先日予告していました公開シンポジウム「日本宗教から一神教への提言」が本日行われました。
開始の5分くらい前にすでに座席がほぼ埋まり、立ち見来場者が出てきたため、急遽、パイプいすを搬入して対応しました。神学館礼拝堂にこれほどの人が入ったのは久しぶりだと思いますが、およそ300名の方にお越しいただきました。
山折先生は、昨年12月、パリで開催されたユネスコ主催の国際会議での発表内容を最初に紹介されました。そこでは、遠藤周作を取り上げて、西洋のキリスト教と日本のキリスト教は根本的に違うことを語り、また、しばしば徒労の終わりがちな宗教対話よりも、宗教的共存の現実を見るべきことを主張されたとのことでした。
それに引き続き、隠れキリシタン、多神教とデモクラシーの関係、日中関係と道教、シンガポールでのMixed Religion Temple、イスラエルとインドの巡礼など、旅を中心に縦横無尽に山折節を発揮してくださいました。
パネル・ディスカッションでは、森先生と手島先生にコメントをしていただき、それを片耳で聞きながら、わたしは集められた大量の質問用紙に目を通しながら、取り上げるべき質問をセレクトしていました。森先生の指摘はストレートで、日本における一神教バッシングの問題、また、多神教は本当に寛容で平和的なのか、という指摘でした。これに対して、山折先生は、一向宗などを例にあげながら、日本宗教の中にも非常に排他的な運動があったことを認め、一神教と多神教、それぞれにあるメリットとデメリットを考えなければならないと主張されていました。
この点に関しては、一神教に対し多神教を優位に置こうとするかつての主張はかなり抑制されていたように思います。
ディスカッションでは、宗教とデモクラシーの関係、政教分離の関係、天皇制の問題等々、多岐にわたるポイントを扱いました。まとまりがあったかどうかは別にして、随所で山折先生の日本宗教に関する造詣の深さを感じさせられ、その点では来場者の方々も満足できたのではないかと思います。
最後に、日本宗教が一神教世界に提言できることとは何かと問われて、山折先生が応えた内容には二つありました。一つは、ガンディーの平和思想に対応させ、武家を平和的にコントロールした公家の思想を取り上げ、もう一つは、自然災害などで生き残りが問題となってくるときも、「無常」の感覚を持つことの大切さを説いておられました。
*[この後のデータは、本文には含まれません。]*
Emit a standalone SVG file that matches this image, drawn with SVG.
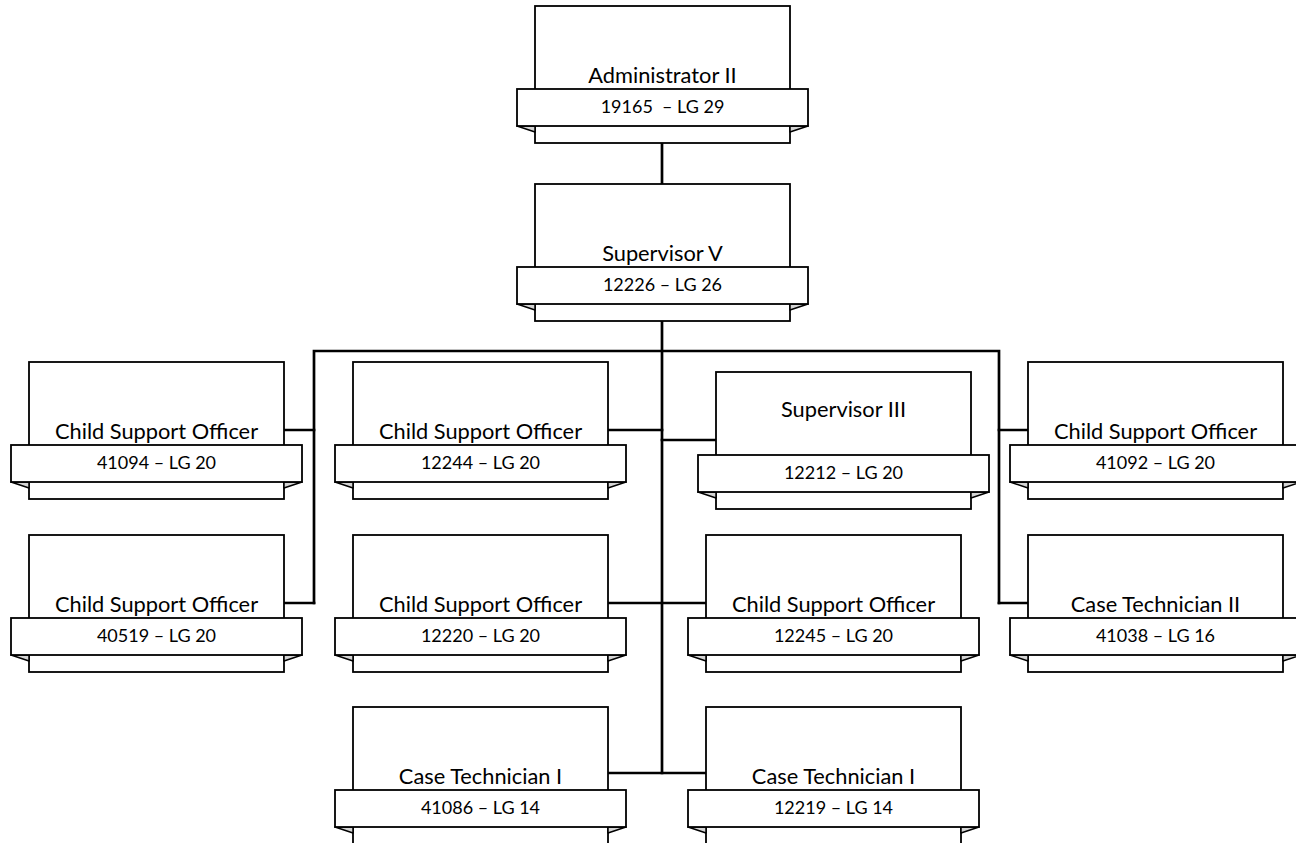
<svg xmlns="http://www.w3.org/2000/svg" width="1296" height="843" viewBox="0 0 1296 843">
<style>
.box{fill:#fff;stroke:#000;stroke-width:1.8}
.ban{fill:#fff;stroke:#000;stroke-width:1.8}
.fold{fill:#d4d4d4;stroke:#000;stroke-width:1.5;stroke-linejoin:round}
.t{font-family:Lato,"Open Sans","Liberation Sans",sans-serif;font-size:21.8px;fill:#000;text-anchor:middle;white-space:pre}
.n{font-family:Lato,"Open Sans","Liberation Sans",sans-serif;font-size:18px;fill:#000;text-anchor:middle;white-space:pre}
.c{fill:none;stroke:#000;stroke-width:2.7;stroke-linejoin:miter;stroke-linecap:square}
</style>
<defs>
<g id="shape">
<rect class="box" x="0" y="0" width="255" height="137"/>
<polygon class="fold" points="-18,120 0,120 0,126"/>
<polygon class="fold" points="273,120 255,120 255,126"/>
<rect class="ban" x="-18" y="83" width="291" height="37"/>
</g>
</defs>
<g id="connectors">
<path class="c" d="M662,143 V184"/>
<path class="c" d="M662,321 V773"/>
<path class="c" d="M314,603 V351 H999 V603"/>
<path class="c" d="M284,430 H314 M284,603 H314"/>
<path class="c" d="M999,430 H1028 M999,603 H1028"/>
<path class="c" d="M607,430 H662 M662,440 H716"/>
<path class="c" d="M607,603 H706"/>
<path class="c" d="M607,773 H706"/>
</g>
<g id="n1" transform="translate(535,6)"><use href="#shape"/><text class="t" x="127.5" y="77">Administrator II</text><text class="n" x="127.5" y="107">19165  – LG 29</text></g>
<g id="n2" transform="translate(535,184)"><use href="#shape"/><text class="t" x="127.5" y="77">Supervisor V</text><text class="n" x="127.5" y="107">12226 – LG 26</text></g>
<g id="n3" transform="translate(29,362)"><use href="#shape"/><text class="t" x="127.5" y="77">Child Support Officer</text><text class="n" x="127.5" y="107">41094 – LG 20</text></g>
<g id="n4" transform="translate(353,362)"><use href="#shape"/><text class="t" x="127.5" y="77">Child Support Officer</text><text class="n" x="127.5" y="107">12244 – LG 20</text></g>
<g id="n5" transform="translate(716,372)"><use href="#shape"/><text class="t" x="127.5" y="45">Supervisor III</text><text class="n" x="127.5" y="107">12212 – LG 20</text></g>
<g id="n6" transform="translate(1028,362)"><use href="#shape"/><text class="t" x="127.5" y="77">Child Support Officer</text><text class="n" x="127.5" y="107">41092 – LG 20</text></g>
<g id="n7" transform="translate(29,535)"><use href="#shape"/><text class="t" x="127.5" y="77">Child Support Officer</text><text class="n" x="127.5" y="107">40519 – LG 20</text></g>
<g id="n8" transform="translate(353,535)"><use href="#shape"/><text class="t" x="127.5" y="77">Child Support Officer</text><text class="n" x="127.5" y="107">12220 – LG 20</text></g>
<g id="n9" transform="translate(706,535)"><use href="#shape"/><text class="t" x="127.5" y="77">Child Support Officer</text><text class="n" x="127.5" y="107">12245 – LG 20</text></g>
<g id="n10" transform="translate(1028,535)"><use href="#shape"/><text class="t" x="127.5" y="77">Case Technician II</text><text class="n" x="127.5" y="107">41038 – LG 16</text></g>
<g id="n11" transform="translate(353,707)"><use href="#shape"/><text class="t" x="127.5" y="77">Case Technician I</text><text class="n" x="127.5" y="107">41086 – LG 14</text></g>
<g id="n12" transform="translate(706,707)"><use href="#shape"/><text class="t" x="127.5" y="77">Case Technician I</text><text class="n" x="127.5" y="107">12219 – LG 14</text></g>
</svg>
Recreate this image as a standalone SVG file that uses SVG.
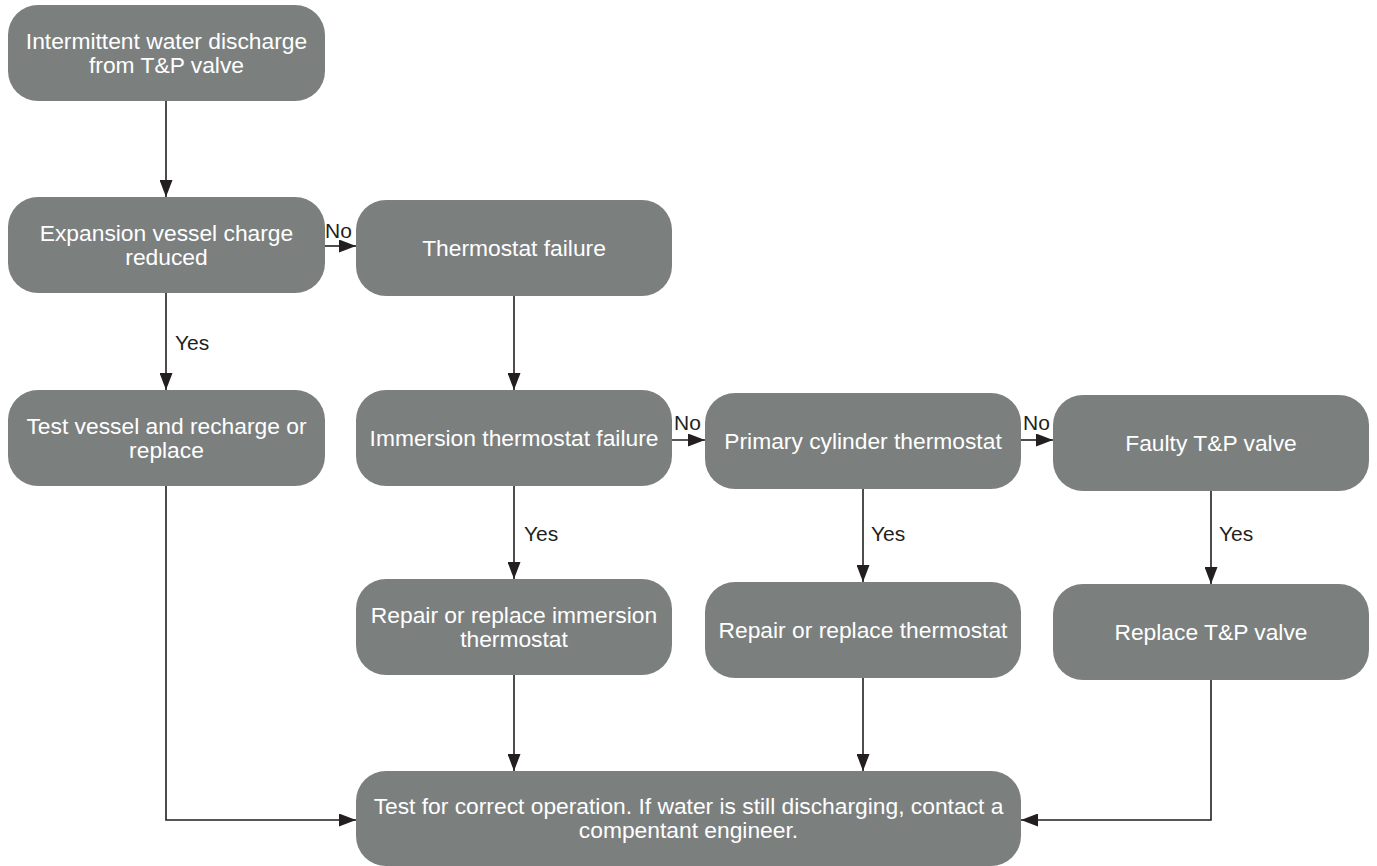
<svg xmlns="http://www.w3.org/2000/svg" width="1377" height="866" viewBox="0 0 1377 866">
<style>
.box{fill:#7b807f;}
.t{font-family:"Liberation Sans",Arial,sans-serif;font-size:22.8px;fill:#ffffff;text-anchor:middle;}
.lbl{font-family:"Liberation Sans",Arial,sans-serif;font-size:21px;fill:#231f20;}
.c{fill:none;stroke:#231f20;stroke-width:1.6;}
</style>
<defs>
<marker id="ah" markerUnits="userSpaceOnUse" markerWidth="17" markerHeight="13" refX="17" refY="6.5" orient="auto">
<path d="M0,0 L17,6.5 L0,13 z" fill="#231f20"/>
</marker>
</defs>
<rect width="1377" height="866" fill="#ffffff"/>
<g id="connectors">
<line class="c" x1="166" y1="101" x2="166" y2="197" marker-end="url(#ah)"/>
<line class="c" x1="325" y1="246" x2="356" y2="246" marker-end="url(#ah)"/>
<line class="c" x1="166" y1="293" x2="166" y2="390" marker-end="url(#ah)"/>
<line class="c" x1="514" y1="296" x2="514" y2="390" marker-end="url(#ah)"/>
<line class="c" x1="672" y1="440" x2="705" y2="440" marker-end="url(#ah)"/>
<line class="c" x1="1021" y1="440" x2="1053" y2="440" marker-end="url(#ah)"/>
<line class="c" x1="514" y1="486" x2="514" y2="579" marker-end="url(#ah)"/>
<line class="c" x1="863" y1="489" x2="863" y2="582" marker-end="url(#ah)"/>
<line class="c" x1="1211" y1="491" x2="1211" y2="584" marker-end="url(#ah)"/>
<polyline class="c" points="166,486 166,820 356,820" marker-end="url(#ah)"/>
<line class="c" x1="514" y1="675" x2="514" y2="771" marker-end="url(#ah)"/>
<line class="c" x1="863" y1="678" x2="863" y2="771" marker-end="url(#ah)"/>
<polyline class="c" points="1211,680 1211,820 1021,820" marker-end="url(#ah)"/>
<text class="lbl" x="325" y="238">No</text>
<text class="lbl" x="674" y="430">No</text>
<text class="lbl" x="1023" y="430">No</text>
<text class="lbl" x="175" y="350">Yes</text>
<text class="lbl" x="524" y="541">Yes</text>
<text class="lbl" x="871" y="541">Yes</text>
<text class="lbl" x="1219" y="541">Yes</text>
</g>
<g id="n1"><rect class="box" x="8" y="5" width="317" height="96" rx="30"/>
<text class="t" x="166.5" y="49">Intermittent water discharge</text><text class="t" x="166.5" y="73">from T&amp;P valve</text></g>
<g id="n2"><rect class="box" x="8" y="197" width="317" height="96" rx="30"/>
<text class="t" x="166.5" y="241">Expansion vessel charge</text><text class="t" x="166.5" y="265">reduced</text></g>
<g id="n3"><rect class="box" x="356" y="200" width="316" height="96" rx="30"/>
<text class="t" x="514" y="256">Thermostat failure</text></g>
<g id="n4"><rect class="box" x="8" y="390" width="317" height="96" rx="30"/>
<text class="t" x="166.5" y="434">Test vessel and recharge or</text><text class="t" x="166.5" y="458">replace</text></g>
<g id="n5"><rect class="box" x="356" y="390" width="316" height="96" rx="30"/>
<text class="t" x="514" y="446">Immersion thermostat failure</text></g>
<g id="n6"><rect class="box" x="705" y="393" width="316" height="96" rx="30"/>
<text class="t" x="863" y="449">Primary cylinder thermostat</text></g>
<g id="n7"><rect class="box" x="1053" y="395" width="316" height="96" rx="30"/>
<text class="t" x="1211" y="451">Faulty T&amp;P valve</text></g>
<g id="n8"><rect class="box" x="356" y="579" width="316" height="96" rx="30"/>
<text class="t" x="514" y="623">Repair or replace immersion</text><text class="t" x="514" y="647">thermostat</text></g>
<g id="n9"><rect class="box" x="705" y="582" width="316" height="96" rx="30"/>
<text class="t" x="863" y="638">Repair or replace thermostat</text></g>
<g id="n10"><rect class="box" x="1053" y="584" width="316" height="96" rx="30"/>
<text class="t" x="1211" y="640">Replace T&amp;P valve</text></g>
<g id="n11"><rect class="box" x="356" y="771" width="665" height="95" rx="30"/>
<text class="t" x="688.5" y="814">Test for correct operation. If water is still discharging, contact a</text><text class="t" x="688.5" y="838">compentant engineer.</text></g>
</svg>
これらが果たして、国際社会にどの程度理解されるかどうか、はよくわかりませんが、いずれにせよ、日本社会が貢献できる内容を紡ぎ出そうとする知的作業としては十分に意味があると思います。どのような提言がより効果的に問題解決に寄与するのかは、今後、私たちが検証していかなければならない課題であると思います。
パネル・ディスカッションにかなりの時間を取ったのですが、それでも始まるとあっという間に終了時刻が近づき、司会者として議論の流れを作るのには苦心しました。どなたも、いったんしゃべり出すと、なかなか止まりませんので・・・(^_^;)
歯切れの良い答えを見つけるのは簡単ではないことを、あらためて思わされましたが、それだけに、日本(宗教)から世界に対し何を提言できるのかは、やりがいのある研究テーマであると思います。